> [THE EXERCISE] From the first line of the data down to and including the line with "0.0225, 0.0158, 0.001];", copy everything exactly, leaving out pictures.

> [RECORDED DATA]
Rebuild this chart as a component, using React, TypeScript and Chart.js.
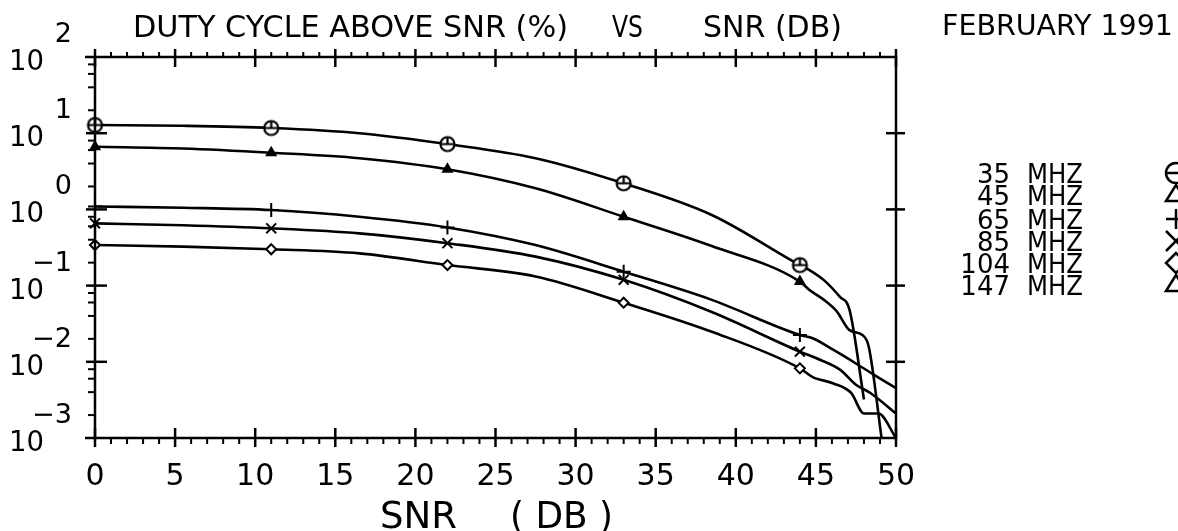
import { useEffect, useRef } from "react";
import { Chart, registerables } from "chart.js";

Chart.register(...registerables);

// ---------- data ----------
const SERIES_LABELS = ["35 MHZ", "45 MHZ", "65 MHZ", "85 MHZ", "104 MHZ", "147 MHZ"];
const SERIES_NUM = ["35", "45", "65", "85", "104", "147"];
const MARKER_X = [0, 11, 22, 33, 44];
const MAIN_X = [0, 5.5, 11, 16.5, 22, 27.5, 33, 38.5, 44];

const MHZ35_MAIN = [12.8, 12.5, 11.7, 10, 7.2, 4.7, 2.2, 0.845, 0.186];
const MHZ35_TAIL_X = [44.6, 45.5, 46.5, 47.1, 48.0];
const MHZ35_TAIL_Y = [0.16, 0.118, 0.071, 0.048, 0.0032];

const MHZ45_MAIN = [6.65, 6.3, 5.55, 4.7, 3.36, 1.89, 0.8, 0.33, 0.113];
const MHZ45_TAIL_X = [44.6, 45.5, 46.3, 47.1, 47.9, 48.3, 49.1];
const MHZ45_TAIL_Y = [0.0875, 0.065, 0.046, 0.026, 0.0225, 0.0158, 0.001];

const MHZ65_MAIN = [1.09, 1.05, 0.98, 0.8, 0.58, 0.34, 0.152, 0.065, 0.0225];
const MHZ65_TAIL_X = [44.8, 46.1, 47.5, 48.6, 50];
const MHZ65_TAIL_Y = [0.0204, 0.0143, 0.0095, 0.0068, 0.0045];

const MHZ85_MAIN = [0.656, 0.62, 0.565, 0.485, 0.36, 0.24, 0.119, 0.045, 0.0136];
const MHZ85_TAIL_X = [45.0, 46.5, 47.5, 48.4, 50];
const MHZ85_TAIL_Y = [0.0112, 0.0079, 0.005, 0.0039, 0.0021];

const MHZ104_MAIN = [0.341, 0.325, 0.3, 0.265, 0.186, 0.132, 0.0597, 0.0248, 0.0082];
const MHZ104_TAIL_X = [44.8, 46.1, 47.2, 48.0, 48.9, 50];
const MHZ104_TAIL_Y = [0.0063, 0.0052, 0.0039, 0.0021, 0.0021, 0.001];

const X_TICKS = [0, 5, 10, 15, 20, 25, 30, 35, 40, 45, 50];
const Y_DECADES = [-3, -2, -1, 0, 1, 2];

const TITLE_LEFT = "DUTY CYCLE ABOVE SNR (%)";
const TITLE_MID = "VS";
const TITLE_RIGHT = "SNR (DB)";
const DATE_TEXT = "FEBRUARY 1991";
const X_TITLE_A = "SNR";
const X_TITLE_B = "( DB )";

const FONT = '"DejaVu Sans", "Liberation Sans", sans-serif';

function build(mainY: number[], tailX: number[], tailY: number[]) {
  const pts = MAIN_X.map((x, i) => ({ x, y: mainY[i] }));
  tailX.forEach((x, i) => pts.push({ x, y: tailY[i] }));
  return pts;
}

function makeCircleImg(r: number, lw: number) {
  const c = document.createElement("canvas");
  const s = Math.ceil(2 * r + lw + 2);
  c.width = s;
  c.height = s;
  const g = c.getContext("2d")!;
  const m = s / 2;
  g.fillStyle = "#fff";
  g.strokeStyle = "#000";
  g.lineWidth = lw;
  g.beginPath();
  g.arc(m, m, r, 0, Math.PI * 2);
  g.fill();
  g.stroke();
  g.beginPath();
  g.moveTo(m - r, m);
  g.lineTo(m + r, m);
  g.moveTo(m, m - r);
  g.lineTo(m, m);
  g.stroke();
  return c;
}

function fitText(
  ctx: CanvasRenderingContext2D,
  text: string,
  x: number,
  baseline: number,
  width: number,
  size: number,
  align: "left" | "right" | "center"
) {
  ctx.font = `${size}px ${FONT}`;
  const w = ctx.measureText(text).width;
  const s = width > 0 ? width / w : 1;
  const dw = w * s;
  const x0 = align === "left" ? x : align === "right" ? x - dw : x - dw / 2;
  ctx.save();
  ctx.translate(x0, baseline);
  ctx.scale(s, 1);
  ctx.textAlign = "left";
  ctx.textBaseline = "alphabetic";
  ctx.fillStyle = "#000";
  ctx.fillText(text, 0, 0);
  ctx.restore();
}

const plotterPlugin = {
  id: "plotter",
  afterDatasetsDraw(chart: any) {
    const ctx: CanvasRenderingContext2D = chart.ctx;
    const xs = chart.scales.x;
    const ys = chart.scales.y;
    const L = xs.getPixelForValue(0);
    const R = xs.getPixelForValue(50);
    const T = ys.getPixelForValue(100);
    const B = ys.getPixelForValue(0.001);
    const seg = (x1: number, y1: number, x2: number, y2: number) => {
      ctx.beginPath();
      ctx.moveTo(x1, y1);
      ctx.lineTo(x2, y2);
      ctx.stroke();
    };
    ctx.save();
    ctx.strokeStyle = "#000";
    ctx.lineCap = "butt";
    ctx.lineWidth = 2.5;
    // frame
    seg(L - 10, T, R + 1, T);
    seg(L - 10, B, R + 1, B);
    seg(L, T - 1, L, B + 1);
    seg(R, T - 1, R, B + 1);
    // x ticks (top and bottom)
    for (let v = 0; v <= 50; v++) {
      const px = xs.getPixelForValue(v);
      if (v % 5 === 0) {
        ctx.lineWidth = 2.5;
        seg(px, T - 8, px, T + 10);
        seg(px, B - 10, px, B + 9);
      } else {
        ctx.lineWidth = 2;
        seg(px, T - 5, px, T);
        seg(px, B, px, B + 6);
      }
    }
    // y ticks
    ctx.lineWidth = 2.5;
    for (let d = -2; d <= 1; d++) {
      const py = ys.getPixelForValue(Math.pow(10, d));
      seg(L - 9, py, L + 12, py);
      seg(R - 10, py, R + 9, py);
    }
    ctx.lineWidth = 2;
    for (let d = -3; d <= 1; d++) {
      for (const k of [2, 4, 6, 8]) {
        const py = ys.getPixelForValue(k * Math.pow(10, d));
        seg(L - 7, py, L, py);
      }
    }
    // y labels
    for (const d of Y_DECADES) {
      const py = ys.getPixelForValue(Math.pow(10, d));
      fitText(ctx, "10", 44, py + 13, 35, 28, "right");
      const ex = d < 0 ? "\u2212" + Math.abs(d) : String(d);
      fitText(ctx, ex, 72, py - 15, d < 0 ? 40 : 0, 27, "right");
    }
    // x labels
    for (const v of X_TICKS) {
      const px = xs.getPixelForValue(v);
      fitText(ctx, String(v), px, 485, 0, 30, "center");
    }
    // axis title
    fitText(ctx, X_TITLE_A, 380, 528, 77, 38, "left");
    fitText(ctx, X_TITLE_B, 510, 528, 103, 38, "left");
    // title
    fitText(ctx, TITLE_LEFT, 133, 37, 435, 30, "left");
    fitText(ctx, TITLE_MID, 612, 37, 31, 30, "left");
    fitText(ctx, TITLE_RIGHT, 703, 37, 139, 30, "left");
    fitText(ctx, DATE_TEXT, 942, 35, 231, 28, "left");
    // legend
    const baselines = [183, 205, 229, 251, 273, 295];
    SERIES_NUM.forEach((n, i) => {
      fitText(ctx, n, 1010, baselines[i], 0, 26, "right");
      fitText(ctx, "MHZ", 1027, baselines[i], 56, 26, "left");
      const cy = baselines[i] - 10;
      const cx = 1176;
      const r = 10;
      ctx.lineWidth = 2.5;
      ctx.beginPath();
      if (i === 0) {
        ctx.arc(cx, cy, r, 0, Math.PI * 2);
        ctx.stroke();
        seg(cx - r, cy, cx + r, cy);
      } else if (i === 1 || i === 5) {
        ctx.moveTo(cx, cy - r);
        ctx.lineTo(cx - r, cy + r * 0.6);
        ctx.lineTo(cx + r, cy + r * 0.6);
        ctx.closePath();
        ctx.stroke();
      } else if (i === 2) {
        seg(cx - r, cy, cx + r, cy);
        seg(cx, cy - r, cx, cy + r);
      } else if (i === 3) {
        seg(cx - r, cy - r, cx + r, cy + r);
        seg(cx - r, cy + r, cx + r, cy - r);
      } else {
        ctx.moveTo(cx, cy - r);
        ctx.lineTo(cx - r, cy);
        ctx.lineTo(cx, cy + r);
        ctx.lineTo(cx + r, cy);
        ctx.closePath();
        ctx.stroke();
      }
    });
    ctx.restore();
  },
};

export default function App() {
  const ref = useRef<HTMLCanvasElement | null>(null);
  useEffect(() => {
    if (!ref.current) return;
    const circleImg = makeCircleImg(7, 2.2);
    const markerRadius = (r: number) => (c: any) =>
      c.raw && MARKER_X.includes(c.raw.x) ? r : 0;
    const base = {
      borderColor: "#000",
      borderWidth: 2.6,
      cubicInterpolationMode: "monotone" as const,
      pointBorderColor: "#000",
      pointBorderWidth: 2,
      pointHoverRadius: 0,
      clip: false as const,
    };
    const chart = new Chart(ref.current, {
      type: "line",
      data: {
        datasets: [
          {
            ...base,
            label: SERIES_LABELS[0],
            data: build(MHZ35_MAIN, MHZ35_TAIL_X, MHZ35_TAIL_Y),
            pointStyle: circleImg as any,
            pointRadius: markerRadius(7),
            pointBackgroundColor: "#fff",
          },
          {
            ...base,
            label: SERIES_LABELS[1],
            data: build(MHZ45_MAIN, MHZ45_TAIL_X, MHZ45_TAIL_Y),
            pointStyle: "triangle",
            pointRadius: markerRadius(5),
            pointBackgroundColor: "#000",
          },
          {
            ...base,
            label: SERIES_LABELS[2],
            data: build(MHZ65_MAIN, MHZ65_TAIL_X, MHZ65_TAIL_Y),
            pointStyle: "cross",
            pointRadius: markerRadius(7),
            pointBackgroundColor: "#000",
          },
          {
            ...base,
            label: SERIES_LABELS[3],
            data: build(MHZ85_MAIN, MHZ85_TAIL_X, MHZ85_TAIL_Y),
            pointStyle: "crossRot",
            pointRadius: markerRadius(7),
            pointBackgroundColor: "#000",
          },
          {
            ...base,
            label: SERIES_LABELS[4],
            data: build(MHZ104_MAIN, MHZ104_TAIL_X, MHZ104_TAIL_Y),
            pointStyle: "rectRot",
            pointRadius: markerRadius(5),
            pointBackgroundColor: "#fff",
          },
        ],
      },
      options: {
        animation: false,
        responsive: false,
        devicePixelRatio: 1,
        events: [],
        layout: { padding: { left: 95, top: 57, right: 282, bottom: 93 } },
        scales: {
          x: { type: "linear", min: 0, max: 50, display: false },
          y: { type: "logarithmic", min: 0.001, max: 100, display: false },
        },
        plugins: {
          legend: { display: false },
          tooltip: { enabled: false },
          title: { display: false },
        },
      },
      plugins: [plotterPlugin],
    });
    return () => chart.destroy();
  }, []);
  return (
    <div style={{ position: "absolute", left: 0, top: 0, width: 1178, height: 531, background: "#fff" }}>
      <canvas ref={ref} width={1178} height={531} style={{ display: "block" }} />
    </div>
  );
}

> [WRITTEN RESPONSE]
Rebuild this chart as a component, using React, TypeScript and Chart.js.
import { useEffect, useRef } from "react";
import { Chart, registerables } from "chart.js";

Chart.register(...registerables);

// ---------- data ----------
const SERIES_LABELS = ["35 MHZ", "45 MHZ", "65 MHZ", "85 MHZ", "104 MHZ", "147 MHZ"];
const SERIES_NUM = ["35", "45", "65", "85", "104", "147"];
const MARKER_X = [0, 11, 22, 33, 44];
const MAIN_X = [0, 5.5, 11, 16.5, 22, 27.5, 33, 38.5, 44];

const MHZ35_MAIN = [12.8, 12.5, 11.7, 10, 7.2, 4.7, 2.2, 0.845, 0.186];
const MHZ35_TAIL_X = [44.6, 45.5, 46.5, 47.1, 48.0];
const MHZ35_TAIL_Y = [0.16, 0.118, 0.071, 0.048, 0.0032];

const MHZ45_MAIN = [6.65, 6.3, 5.55, 4.7, 3.36, 1.89, 0.8, 0.33, 0.113];
const MHZ45_TAIL_X = [44.6, 45.5, 46.3, 47.1, 47.9, 48.3, 49.1];
const MHZ45_TAIL_Y = [0.0875, 0.065, 0.046, 0.026, 0.0225, 0.0158, 0.001];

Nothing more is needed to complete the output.